Let’s load some familiar packages first:

library(tidyverse)
library(naniar)
library(knitr)
library(skimr)

We will also need a new package called infer, so install that package using the procedure you previously learned, then load it:

library(infer)

Import Data

For this tutorial we’ll use the human gene length dataset that is used in Chapter 4 of the Whitlock & Schluter text.

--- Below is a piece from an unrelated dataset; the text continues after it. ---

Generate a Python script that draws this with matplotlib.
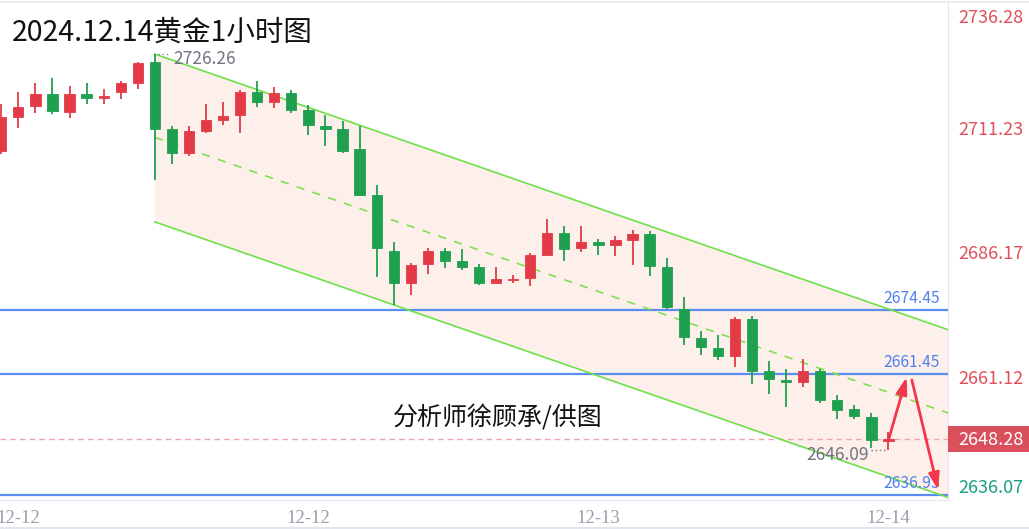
import matplotlib
matplotlib.use("Agg")
import matplotlib.pyplot as plt
import matplotlib.transforms as mtransforms
from matplotlib.patches import Rectangle, Polygon
import numpy as np

plt.rcParams['font.family'] = ['Noto Sans CJK SC', 'DejaVu Sans']

# 黄金 1小时K线: 开 高 低 收
opens = [2706.57, 2713.58, 2715.66, 2718.28, 2714.45, 2718.28, 2717.47, 2718.69, 2720.45, 2724.69,
         2711.05, 2706.24, 2710.75, 2712.91, 2713.84, 2718.69, 2716.61, 2718.36, 2714.99, 2711.62,
         2711.09, 2707.11, 2697.68, 2686.50, 2679.90, 2683.82, 2686.50, 2684.34, 2683.13, 2679.90,
         2680.51, 2680.85, 2685.66, 2690.14, 2686.91, 2688.32, 2687.52, 2688.73, 2689.88, 2683.13,
         2674.65, 2668.87, 2666.81, 2665.15, 2672.57, 2662.12, 2660.24, 2659.90, 2662.20, 2656.20,
         2654.44, 2652.83, 2648.00]
highs = [2716.20, 2718.63, 2720.45, 2721.45, 2719.84, 2720.45, 2719.23, 2720.85, 2724.69, 2726.26,
         2711.66, 2711.76, 2716.20, 2716.61, 2719.03, 2720.79, 2719.64, 2719.03, 2715.94, 2713.84,
         2712.63, 2711.62, 2699.84, 2688.26, 2684.02, 2686.91, 2687.05, 2686.77, 2683.82, 2683.21,
         2681.60, 2685.96, 2692.87, 2691.41, 2691.41, 2688.87, 2689.54, 2690.75, 2690.54, 2685.03,
         2677.07, 2670.20, 2669.47, 2673.03, 2673.23, 2664.08, 2662.61, 2664.63, 2662.61, 2657.21,
         2655.33, 2653.52, 2649.80]
lows = [2706.10, 2711.35, 2714.38, 2714.18, 2713.37, 2716.20, 2716.20, 2717.21, 2719.23, 2700.85,
        2704.08, 2705.64, 2710.20, 2711.96, 2710.20, 2715.60, 2715.33, 2714.38, 2709.88, 2707.72,
        2706.16, 2697.56, 2681.11, 2675.39, 2677.56, 2681.66, 2682.93, 2682.61, 2679.58, 2679.85,
        2679.90, 2679.29, 2685.60, 2684.48, 2686.24, 2685.64, 2685.36, 2683.62, 2681.39, 2674.58,
        2667.45, 2665.29, 2664.42, 2662.93, 2659.57, 2657.48, 2654.73, 2658.89, 2655.66, 2652.30,
        2652.30, 2646.57, 2646.09]
closes = [2713.43, 2715.60, 2718.28, 2714.65, 2718.28, 2717.47, 2717.82, 2720.45, 2724.48, 2711.15,
          2706.20, 2710.75, 2712.91, 2713.78, 2718.69, 2716.61, 2718.36, 2714.99, 2711.96, 2711.15,
          2706.71, 2697.76, 2686.91, 2679.90, 2683.48, 2686.50, 2684.48, 2683.13, 2679.90, 2680.65,
          2680.79, 2685.56, 2690.10, 2686.85, 2688.32, 2687.58, 2688.67, 2689.88, 2683.27, 2675.05,
          2668.99, 2666.91, 2665.09, 2672.57, 2662.06, 2660.51, 2659.98, 2662.20, 2656.26, 2654.18,
          2652.91, 2648.12, 2648.28]

tick_pos = [1, 18, 35, 52]
tick_labels = ['12-12', '12-12', '12-13', '12-14']
axis_values = [2736.28, 2711.23, 2686.17, 2661.12, 2636.07]
last_price = 2648.28

# 压力/支撑位
levels = [2674.45, 2661.45, 2636.93]
# 下降通道
ch_start = 9
ch_top = 2726.26
ch_mid = 2709.4
ch_bot = 2692.3
ch_slope = -1.2
# 预期走势箭头
arrow_up = [(52.03, 2648.5), (53.07, 2660.9)]
arrow_down = [(53.37, 2660.3), (54.92, 2638.0)]
high_mark = (9, 2726.26)
low_mark = (52, 2646.09)

RED = '#e33a48'
GREEN = '#1f9f50'

fig = plt.figure(figsize=(10.29, 5.29), dpi=100)
ax = fig.add_axes([0, 29 / 529, 948 / 1029, 1 - 29 / 529 - 1 / 529])
ax.set_xlim(-0.076, 55.49)
ax.set_ylim(2636.0, 2737.01)

# 通道
xe = ax.get_xlim()[1]
poly = Polygon([(ch_start, ch_top), (xe, ch_top + ch_slope * (xe - ch_start)),
                (xe, ch_bot + ch_slope * (xe - ch_start)), (ch_start, ch_bot)],
               closed=True, facecolor='#fdf0eb', edgecolor='none', zorder=0)
ax.add_patch(poly)
xs = np.array([ch_start, xe])
ax.plot(xs, ch_top + ch_slope * (xs - ch_start), color='#6ee04a', lw=1.2, zorder=3)
ax.plot(xs, ch_bot + ch_slope * (xs - ch_start), color='#6ee04a', lw=1.2, zorder=3)
ax.plot(xs, ch_mid + ch_slope * (xs - ch_start), color='#7fe050', lw=1.2,
        dashes=(5, 5), zorder=3)

# 水平线
for lv in levels:
    ax.axhline(lv, color='#5b8cf0', lw=1.6, zorder=2)
    ax.annotate(f'{lv:.2f}', xy=(55.02, lv), xytext=(0, 3), textcoords='offset pixels',
                ha='right', va='bottom', color='#4f7ff0', fontsize=11.3, zorder=6)
ax.axhline(last_price, color='#f0a3aa', lw=1.0, dashes=(4, 3), zorder=1)

# K线
x = np.arange(len(opens))
o = np.array(opens)
c = np.array(closes)
colors = [RED if cc >= oo else GREEN for oo, cc in zip(o, c)]
ax.vlines(x, lows, highs, colors=colors, lw=1.3, zorder=4)
body_lo = np.minimum(o, c)
body_h = np.maximum(np.abs(c - o), 0.3)
ax.bar(x, body_h, bottom=body_lo, width=0.6, color=colors, edgecolor=colors,
       linewidth=0.6, zorder=5)

# 最高/最低标注
ax.plot([high_mark[0] + 0.2, high_mark[0] + 0.8], [high_mark[1], high_mark[1]],
        color='#777c88', lw=1.0, ls=(0, (1, 2)), zorder=6)
ax.text(high_mark[0] + 1.06, high_mark[1] - 0.9, f'{high_mark[1]:.2f}', color='#6f7480',
        fontsize=12.5, va='center', ha='left', zorder=6)
ax.plot([low_mark[0] - 1.0, low_mark[0] - 0.15], [low_mark[1], low_mark[1]],
        color='#777c88', lw=1.0, ls=(0, (1, 2)), zorder=6)
ax.text(low_mark[0] - 1.14, low_mark[1] - 1.0, f'{low_mark[1]:.2f}', color='#6f7480',
        fontsize=12.5, va='center', ha='right', zorder=6)

# 箭头
for seg in (arrow_up, arrow_down):
    ax.annotate('', xy=seg[1], xytext=seg[0],
                arrowprops=dict(arrowstyle='-|>,head_length=1.0,head_width=0.32',
                                color='#f2374b', lw=2.0, shrinkA=0, shrinkB=0), zorder=7)

ax.text(29.1, 2652.6, '分析师徐顾承/供图', fontsize=18, color='#111111',
        ha='center', va='center', zorder=6)

# 坐标轴
ax.set_xticks(tick_pos)
ax.set_xticklabels(tick_labels, family='Liberation Serif', fontsize=13.5, color='#9b9eab')
ax.tick_params(axis='x', length=0, pad=7)
ax.set_yticks([])
for s in ['top', 'left']:
    ax.spines[s].set_visible(False)
ax.spines['bottom'].set_color('#e3e5ec')
ax.spines['right'].set_color('#e3e5ec')

trans = mtransforms.blended_transform_factory(ax.transAxes, ax.transData)
offsets = [-13, -2, -2, -3, 12]
for v, dy in zip(axis_values, offsets):
    col = '#e0505c' if v > last_price else '#18a083'
    ax.annotate(f'{v:.2f}', xy=(1, v), xycoords=trans, xytext=(10, dy),
                textcoords='offset pixels', ha='left', va='center', color=col,
                fontsize=13, annotation_clip=False)
ax.add_patch(Rectangle((1.0, last_price - 2.63), 81 / 948, 5.26, transform=trans,
                       facecolor='#d9505c', edgecolor='none', clip_on=False, zorder=8))
ax.annotate(f'{last_price:.2f}', xy=(1, last_price), xycoords=trans, xytext=(10, -1),
            textcoords='offset pixels', ha='left', va='center', color='white',
            fontsize=13, annotation_clip=False, zorder=9)

fig.text(12 / 1029, 1 - 33 / 529, '2024.12.14黄金1小时图', fontsize=20.5, color='#111111',
         va='center', ha='left')
fig.add_artist(plt.Line2D([0, 1], [1 - 1.5 / 529, 1 - 1.5 / 529], color='#eceef2', lw=1.5))
fig.add_artist(plt.Line2D([0, 1], [1.5 / 529, 1.5 / 529], color='#e3e5ec', lw=1.5))

fig.savefig('out.png', dpi=100, facecolor='white')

The dataset is described in example 4.1 in the text.

Let’s import it:

genelengths <- read_csv("https://raw.githubusercontent.com/ubco-biology/BIOL202/main/data/humangenelength.csv")

## Rows: 22385 Columns: 4
## ── Column specification ────────────────────────────────────────────────────────
## Delimiter: ","
## chr (3): gene, name, description
## dbl (1): size
## 
## ℹ Use `spec()` to retrieve the full column specification for this data.
## ℹ Specify the column types or set `show_col_types = FALSE` to quiet this message.

Get an overview of the data

We’ll use skim_without_charts to get an overview:

genelengths %>%
  skim_without_charts()

(#tab:est_overview)Data summary
Name	Piped data
Number of rows	22385
Number of columns	4
_______________________
Column type frequency:
character	3
numeric	1
________________________
Group variables	None

Variable type: character

skim_variable	n_missing	complete_rate	min	max	n_unique
gene	0	1.00	17	18	22385
name	0	1.00	2	15	19906
description	432	0.98	1	51	4183

Variable type: numeric

skim_variable	n_missing	complete_rate	mean	sd	p0	p25	p50	p75	p100
size	0	1	3511.46	2833.29	69	1684	2744	4511	109224

The “size” variable is the key one: it includes the gene lengths (number of nucleotides) for each of the 22385 genes in the dataset.